* [Task goal]
Give again, exactly as written, the lines of the records below from the line with "Generate a component" to the line with "const sds = [5.1, 2.2, 1.8, 1.95, 1.6, 1.7];". Both end lines count; pictures do not.

* [Dataset]
[start]

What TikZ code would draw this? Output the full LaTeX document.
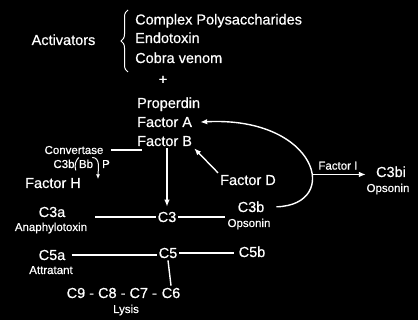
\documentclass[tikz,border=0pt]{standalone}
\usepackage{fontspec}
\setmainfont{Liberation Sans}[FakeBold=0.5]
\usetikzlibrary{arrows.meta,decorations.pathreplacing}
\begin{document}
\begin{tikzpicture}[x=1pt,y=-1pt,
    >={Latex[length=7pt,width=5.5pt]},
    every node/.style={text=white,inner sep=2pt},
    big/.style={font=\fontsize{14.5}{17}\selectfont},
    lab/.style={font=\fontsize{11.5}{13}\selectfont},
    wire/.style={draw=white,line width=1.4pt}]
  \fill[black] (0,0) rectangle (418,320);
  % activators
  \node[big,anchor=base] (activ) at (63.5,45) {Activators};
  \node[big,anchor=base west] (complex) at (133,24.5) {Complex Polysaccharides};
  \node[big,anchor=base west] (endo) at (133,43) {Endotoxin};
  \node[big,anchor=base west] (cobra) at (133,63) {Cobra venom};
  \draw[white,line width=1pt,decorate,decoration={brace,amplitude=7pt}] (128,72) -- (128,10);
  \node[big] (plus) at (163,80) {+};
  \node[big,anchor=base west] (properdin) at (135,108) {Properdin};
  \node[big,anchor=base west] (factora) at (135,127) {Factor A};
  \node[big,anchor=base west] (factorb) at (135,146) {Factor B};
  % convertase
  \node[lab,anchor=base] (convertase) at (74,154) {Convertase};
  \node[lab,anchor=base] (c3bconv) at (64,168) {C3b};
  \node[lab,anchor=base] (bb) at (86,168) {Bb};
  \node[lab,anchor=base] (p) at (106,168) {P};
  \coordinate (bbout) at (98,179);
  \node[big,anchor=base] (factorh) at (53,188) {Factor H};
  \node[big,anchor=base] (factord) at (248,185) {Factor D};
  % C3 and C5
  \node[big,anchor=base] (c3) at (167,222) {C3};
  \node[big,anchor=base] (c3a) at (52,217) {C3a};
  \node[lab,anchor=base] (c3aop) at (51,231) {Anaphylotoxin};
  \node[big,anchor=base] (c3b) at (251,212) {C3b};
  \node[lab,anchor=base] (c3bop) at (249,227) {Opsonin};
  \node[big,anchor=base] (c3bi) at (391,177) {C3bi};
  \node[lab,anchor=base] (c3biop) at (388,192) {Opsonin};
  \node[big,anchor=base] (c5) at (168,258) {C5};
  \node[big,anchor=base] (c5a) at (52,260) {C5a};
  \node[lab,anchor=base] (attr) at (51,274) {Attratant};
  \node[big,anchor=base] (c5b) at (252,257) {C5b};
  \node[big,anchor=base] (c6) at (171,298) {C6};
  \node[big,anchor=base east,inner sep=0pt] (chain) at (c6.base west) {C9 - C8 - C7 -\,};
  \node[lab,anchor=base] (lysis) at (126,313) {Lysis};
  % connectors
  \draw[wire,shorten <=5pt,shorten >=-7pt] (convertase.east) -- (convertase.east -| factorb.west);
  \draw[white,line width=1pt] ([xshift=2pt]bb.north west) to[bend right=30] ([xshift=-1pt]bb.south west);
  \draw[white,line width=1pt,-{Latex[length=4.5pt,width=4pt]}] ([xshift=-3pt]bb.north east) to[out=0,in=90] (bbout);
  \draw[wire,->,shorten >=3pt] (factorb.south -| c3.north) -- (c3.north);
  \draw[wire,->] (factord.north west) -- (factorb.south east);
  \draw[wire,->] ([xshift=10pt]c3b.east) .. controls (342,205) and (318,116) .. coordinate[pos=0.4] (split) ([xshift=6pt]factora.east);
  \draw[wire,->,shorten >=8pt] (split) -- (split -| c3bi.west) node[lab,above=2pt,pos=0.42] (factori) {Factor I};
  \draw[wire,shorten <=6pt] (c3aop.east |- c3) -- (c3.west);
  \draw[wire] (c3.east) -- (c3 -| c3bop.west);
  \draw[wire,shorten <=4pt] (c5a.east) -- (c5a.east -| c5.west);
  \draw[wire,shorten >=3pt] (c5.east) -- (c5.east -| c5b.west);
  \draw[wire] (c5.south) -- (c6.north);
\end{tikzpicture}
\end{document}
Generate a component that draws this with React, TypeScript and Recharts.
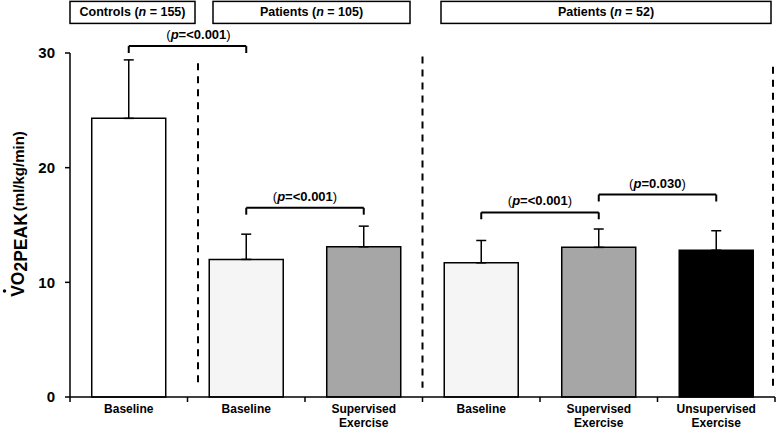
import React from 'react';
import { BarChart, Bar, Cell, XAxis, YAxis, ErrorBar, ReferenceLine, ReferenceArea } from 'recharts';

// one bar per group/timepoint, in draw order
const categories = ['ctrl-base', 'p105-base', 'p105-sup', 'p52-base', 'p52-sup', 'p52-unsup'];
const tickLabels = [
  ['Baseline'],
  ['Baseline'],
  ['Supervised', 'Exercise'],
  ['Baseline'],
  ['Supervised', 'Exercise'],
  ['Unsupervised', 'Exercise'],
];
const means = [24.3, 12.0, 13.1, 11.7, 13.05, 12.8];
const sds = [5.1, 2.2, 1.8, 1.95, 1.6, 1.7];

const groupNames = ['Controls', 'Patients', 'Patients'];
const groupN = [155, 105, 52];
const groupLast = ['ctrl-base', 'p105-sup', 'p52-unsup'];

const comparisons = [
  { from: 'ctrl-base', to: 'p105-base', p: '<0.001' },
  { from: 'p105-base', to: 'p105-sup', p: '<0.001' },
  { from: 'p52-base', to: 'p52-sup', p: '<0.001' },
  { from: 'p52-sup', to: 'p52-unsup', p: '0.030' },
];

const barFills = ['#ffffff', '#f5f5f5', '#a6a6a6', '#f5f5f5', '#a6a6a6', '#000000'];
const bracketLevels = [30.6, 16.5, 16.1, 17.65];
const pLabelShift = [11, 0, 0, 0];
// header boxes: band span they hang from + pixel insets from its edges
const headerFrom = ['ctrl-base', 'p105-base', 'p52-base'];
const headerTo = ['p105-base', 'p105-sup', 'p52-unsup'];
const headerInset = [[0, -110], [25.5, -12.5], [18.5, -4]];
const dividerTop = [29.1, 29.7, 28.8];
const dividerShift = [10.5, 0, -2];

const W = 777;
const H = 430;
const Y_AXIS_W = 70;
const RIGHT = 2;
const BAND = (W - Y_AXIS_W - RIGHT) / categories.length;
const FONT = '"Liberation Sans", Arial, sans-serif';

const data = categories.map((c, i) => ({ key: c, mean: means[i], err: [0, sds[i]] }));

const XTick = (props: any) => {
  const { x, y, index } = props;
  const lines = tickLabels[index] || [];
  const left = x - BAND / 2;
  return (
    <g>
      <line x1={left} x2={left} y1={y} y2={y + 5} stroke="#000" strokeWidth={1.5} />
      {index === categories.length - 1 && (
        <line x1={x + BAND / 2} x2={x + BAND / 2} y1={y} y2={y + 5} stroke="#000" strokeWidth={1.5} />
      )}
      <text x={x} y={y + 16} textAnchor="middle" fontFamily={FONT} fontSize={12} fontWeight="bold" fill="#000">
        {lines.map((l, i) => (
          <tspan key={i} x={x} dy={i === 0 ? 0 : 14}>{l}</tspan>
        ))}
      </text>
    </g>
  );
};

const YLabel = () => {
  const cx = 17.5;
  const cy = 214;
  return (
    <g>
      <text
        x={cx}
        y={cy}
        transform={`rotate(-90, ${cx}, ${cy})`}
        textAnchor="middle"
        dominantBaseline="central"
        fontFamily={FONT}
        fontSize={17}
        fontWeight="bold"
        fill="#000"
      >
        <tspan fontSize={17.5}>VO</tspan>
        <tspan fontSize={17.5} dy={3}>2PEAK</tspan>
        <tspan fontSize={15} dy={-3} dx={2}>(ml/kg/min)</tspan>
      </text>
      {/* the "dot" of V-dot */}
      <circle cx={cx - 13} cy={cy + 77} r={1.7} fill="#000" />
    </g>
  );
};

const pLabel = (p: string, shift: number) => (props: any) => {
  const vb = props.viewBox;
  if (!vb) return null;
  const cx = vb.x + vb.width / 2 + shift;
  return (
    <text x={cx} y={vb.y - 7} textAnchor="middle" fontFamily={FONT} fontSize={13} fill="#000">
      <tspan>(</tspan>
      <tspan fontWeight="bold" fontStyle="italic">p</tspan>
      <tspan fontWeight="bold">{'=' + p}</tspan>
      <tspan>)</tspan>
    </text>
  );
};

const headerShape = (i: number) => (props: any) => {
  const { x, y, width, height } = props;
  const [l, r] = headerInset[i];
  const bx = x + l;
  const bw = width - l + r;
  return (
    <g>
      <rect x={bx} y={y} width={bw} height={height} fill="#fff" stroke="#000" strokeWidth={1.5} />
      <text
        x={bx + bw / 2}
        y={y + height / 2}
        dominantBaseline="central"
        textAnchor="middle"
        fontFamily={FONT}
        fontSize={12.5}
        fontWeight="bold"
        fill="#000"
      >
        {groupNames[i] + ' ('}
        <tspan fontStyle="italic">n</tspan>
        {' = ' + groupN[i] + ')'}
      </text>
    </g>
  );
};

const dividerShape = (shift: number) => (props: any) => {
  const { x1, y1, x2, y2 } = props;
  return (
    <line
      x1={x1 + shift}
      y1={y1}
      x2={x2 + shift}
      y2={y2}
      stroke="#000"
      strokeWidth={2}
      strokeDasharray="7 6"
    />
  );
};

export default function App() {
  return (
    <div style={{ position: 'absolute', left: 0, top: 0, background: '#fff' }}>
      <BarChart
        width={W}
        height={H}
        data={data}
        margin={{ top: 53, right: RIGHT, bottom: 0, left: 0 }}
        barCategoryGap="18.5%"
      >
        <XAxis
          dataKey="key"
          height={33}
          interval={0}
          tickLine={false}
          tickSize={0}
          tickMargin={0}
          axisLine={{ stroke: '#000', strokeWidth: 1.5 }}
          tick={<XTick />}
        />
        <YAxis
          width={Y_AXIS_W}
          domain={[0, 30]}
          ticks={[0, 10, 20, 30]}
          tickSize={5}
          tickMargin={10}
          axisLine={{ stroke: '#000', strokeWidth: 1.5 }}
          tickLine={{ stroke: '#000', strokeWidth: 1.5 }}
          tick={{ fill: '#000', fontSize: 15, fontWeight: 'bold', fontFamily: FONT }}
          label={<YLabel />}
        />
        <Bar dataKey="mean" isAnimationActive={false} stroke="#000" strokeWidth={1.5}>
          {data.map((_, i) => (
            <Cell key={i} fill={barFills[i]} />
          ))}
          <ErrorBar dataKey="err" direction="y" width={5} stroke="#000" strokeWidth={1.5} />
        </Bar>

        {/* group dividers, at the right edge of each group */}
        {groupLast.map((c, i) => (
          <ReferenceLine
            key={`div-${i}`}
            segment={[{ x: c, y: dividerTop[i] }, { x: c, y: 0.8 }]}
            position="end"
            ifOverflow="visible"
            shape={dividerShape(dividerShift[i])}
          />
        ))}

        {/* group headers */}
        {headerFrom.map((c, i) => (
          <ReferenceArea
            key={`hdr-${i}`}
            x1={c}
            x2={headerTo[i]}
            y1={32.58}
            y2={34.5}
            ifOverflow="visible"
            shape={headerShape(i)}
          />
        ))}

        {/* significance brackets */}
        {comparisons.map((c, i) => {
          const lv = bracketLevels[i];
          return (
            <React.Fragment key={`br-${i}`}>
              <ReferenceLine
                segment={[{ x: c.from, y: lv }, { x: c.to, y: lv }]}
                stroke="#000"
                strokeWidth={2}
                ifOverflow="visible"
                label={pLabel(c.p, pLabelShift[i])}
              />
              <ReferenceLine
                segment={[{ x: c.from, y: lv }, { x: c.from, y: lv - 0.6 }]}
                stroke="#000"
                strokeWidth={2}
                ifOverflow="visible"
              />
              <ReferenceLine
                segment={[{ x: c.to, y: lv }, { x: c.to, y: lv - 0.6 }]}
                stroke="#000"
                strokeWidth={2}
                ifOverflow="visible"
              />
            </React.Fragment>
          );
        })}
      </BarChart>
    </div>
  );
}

[end]
[start]

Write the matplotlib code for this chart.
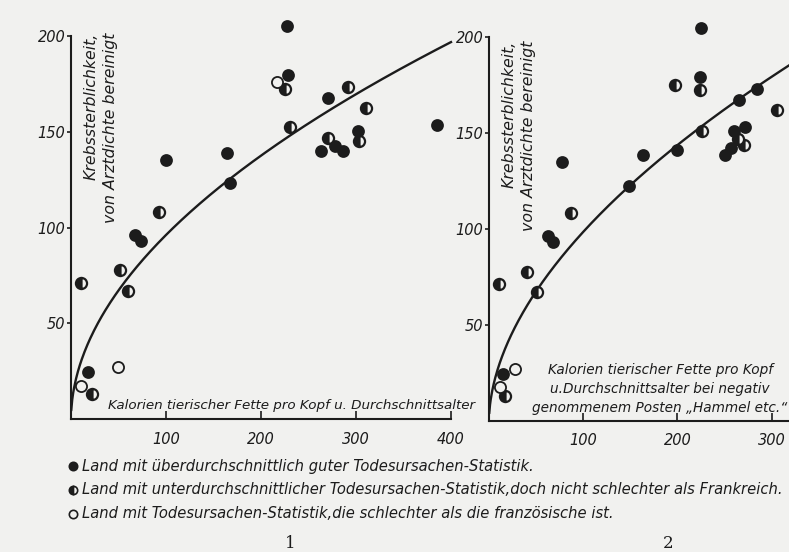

[end]
[start]

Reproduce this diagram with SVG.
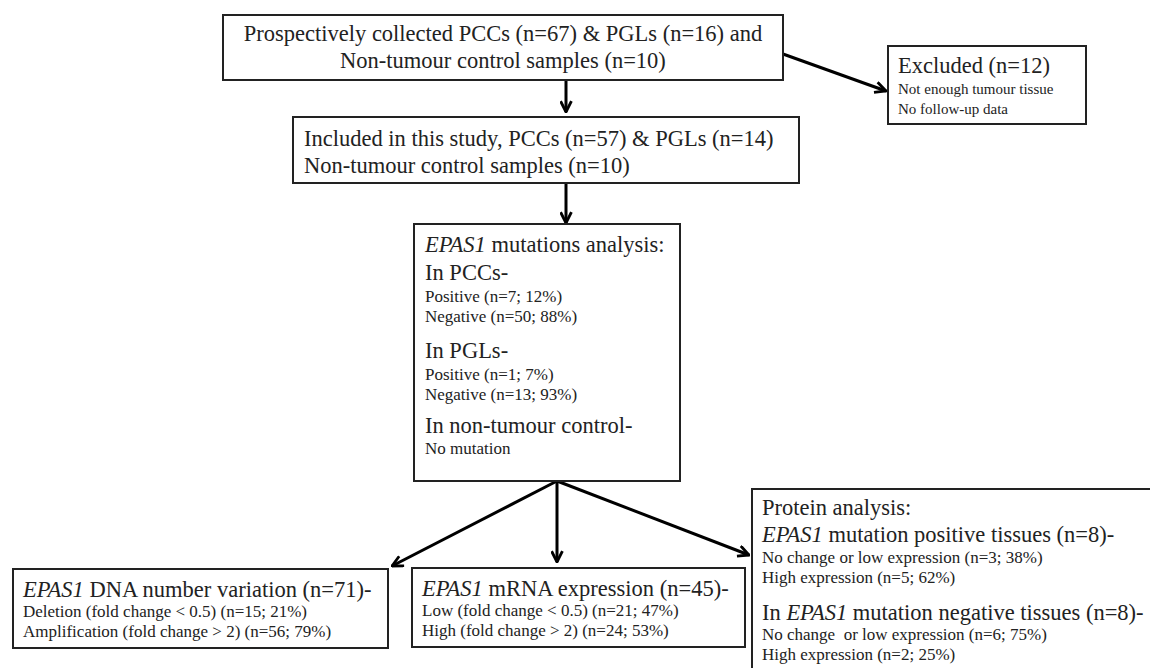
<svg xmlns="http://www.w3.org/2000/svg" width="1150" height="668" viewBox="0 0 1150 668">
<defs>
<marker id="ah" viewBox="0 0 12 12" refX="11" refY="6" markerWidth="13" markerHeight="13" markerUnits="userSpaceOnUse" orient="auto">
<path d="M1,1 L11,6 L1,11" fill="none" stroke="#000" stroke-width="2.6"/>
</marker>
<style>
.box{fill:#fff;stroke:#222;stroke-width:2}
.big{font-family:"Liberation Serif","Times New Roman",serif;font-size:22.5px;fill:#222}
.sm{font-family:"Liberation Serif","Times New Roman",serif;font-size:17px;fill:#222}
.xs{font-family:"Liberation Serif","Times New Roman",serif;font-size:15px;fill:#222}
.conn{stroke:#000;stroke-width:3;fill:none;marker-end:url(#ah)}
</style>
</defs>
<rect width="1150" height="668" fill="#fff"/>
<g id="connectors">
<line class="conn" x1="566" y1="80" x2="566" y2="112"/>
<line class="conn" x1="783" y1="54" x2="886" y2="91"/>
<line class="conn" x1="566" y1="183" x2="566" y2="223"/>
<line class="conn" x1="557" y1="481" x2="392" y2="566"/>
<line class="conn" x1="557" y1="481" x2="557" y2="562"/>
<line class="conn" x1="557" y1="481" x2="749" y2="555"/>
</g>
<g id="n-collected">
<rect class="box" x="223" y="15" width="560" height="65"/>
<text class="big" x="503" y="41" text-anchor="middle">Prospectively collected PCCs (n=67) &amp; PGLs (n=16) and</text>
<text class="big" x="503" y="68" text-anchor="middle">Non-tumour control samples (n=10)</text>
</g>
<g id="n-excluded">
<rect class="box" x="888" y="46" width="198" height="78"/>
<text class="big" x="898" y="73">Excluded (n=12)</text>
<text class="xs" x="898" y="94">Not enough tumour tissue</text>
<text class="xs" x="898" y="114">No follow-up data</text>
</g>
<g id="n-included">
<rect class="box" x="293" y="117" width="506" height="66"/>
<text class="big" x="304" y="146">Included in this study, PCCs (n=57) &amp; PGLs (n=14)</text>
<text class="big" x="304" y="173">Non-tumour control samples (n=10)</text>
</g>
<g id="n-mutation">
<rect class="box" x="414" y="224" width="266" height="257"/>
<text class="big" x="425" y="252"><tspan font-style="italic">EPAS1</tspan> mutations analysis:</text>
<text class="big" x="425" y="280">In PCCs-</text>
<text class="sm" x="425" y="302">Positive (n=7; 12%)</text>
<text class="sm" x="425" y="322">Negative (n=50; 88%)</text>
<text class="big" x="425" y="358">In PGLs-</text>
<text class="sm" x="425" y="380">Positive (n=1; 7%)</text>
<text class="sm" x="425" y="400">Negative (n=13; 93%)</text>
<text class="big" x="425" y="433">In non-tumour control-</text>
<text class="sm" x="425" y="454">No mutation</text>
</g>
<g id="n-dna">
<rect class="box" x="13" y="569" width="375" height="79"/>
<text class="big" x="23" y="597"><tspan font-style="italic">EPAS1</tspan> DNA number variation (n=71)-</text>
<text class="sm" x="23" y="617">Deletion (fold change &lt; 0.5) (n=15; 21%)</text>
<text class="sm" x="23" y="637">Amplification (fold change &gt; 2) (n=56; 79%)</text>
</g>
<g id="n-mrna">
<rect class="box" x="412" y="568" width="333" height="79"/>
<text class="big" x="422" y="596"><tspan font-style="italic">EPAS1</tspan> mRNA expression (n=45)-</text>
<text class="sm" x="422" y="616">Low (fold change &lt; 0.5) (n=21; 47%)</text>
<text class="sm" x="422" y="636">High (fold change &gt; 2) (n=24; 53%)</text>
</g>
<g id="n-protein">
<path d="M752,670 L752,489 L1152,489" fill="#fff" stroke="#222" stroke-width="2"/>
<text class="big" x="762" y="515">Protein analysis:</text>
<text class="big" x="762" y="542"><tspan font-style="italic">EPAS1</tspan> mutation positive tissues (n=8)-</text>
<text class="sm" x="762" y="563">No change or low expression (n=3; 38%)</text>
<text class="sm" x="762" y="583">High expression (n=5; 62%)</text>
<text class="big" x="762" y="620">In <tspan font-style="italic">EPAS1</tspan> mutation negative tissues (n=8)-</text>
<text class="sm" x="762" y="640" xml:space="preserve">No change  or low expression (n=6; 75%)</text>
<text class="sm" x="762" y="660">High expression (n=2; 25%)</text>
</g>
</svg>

[end]

* [Task solution]
Generate a component that draws this with React, TypeScript and Recharts.
import React from 'react';
import { BarChart, Bar, Cell, XAxis, YAxis, ErrorBar, ReferenceLine, ReferenceArea } from 'recharts';

// one bar per group/timepoint, in draw order
const categories = ['ctrl-base', 'p105-base', 'p105-sup', 'p52-base', 'p52-sup', 'p52-unsup'];
const tickLabels = [
  ['Baseline'],
  ['Baseline'],
  ['Supervised', 'Exercise'],
  ['Baseline'],
  ['Supervised', 'Exercise'],
  ['Unsupervised', 'Exercise'],
];
const means = [24.3, 12.0, 13.1, 11.7, 13.05, 12.8];
const sds = [5.1, 2.2, 1.8, 1.95, 1.6, 1.7];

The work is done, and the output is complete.